APPLIED PHYSICS LETTERS 95, 151503 (2009) published online 15 October 2009
Abstract: Plasma focus research in the direction of fusion energy faces the limitation of observed neutron saturation; the scaling deteriorating as storage energy E0 increases toward 1 MJ. Numerical experiments confirm this deterioration of scaling. This paper points out that the cause is the dynamic resistance of the axial phase that is constant for all plasma foci. This dynamic resistance dominates the circuit as capacitor bank surge impedance becomes insignificant at large E0, causing current, hence neutron “saturation.” With the cause thus identified, the paper also suggests a cure; to operate plasma focus at high voltages and with current-step technology.
Summary by Lerner:
Professor Lee provides a theoretical study of why earlier DPF experiments showed an apparent maximum or saturation of neutron production and how this could be overcome.
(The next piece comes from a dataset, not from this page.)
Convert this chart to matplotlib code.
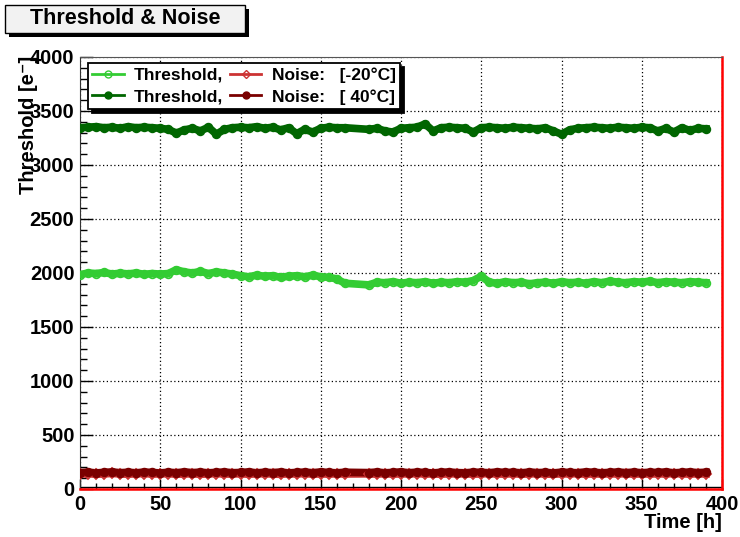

Using his own group’s one-dimensional simulations of the run-down and pinch of DPFs, he shows that if capacitor banks are just built larger, with more capacitance, with longer and longer pulses, DPF electrodes will also get longer. This in turn increases the inductance, a measure of how much magnetic energy is generated by the currents between the electrodes. With more and more of the bank’s energy going to supply this magnetic energy, it becomes impossible to increase peak current beyond around 4 MA, even with huge capacitor banks of 45 MJ or more. Lee proposes the solution to this dilemma is to use capacitors operating at higher voltages. This can increase peak current without increasing pulse length.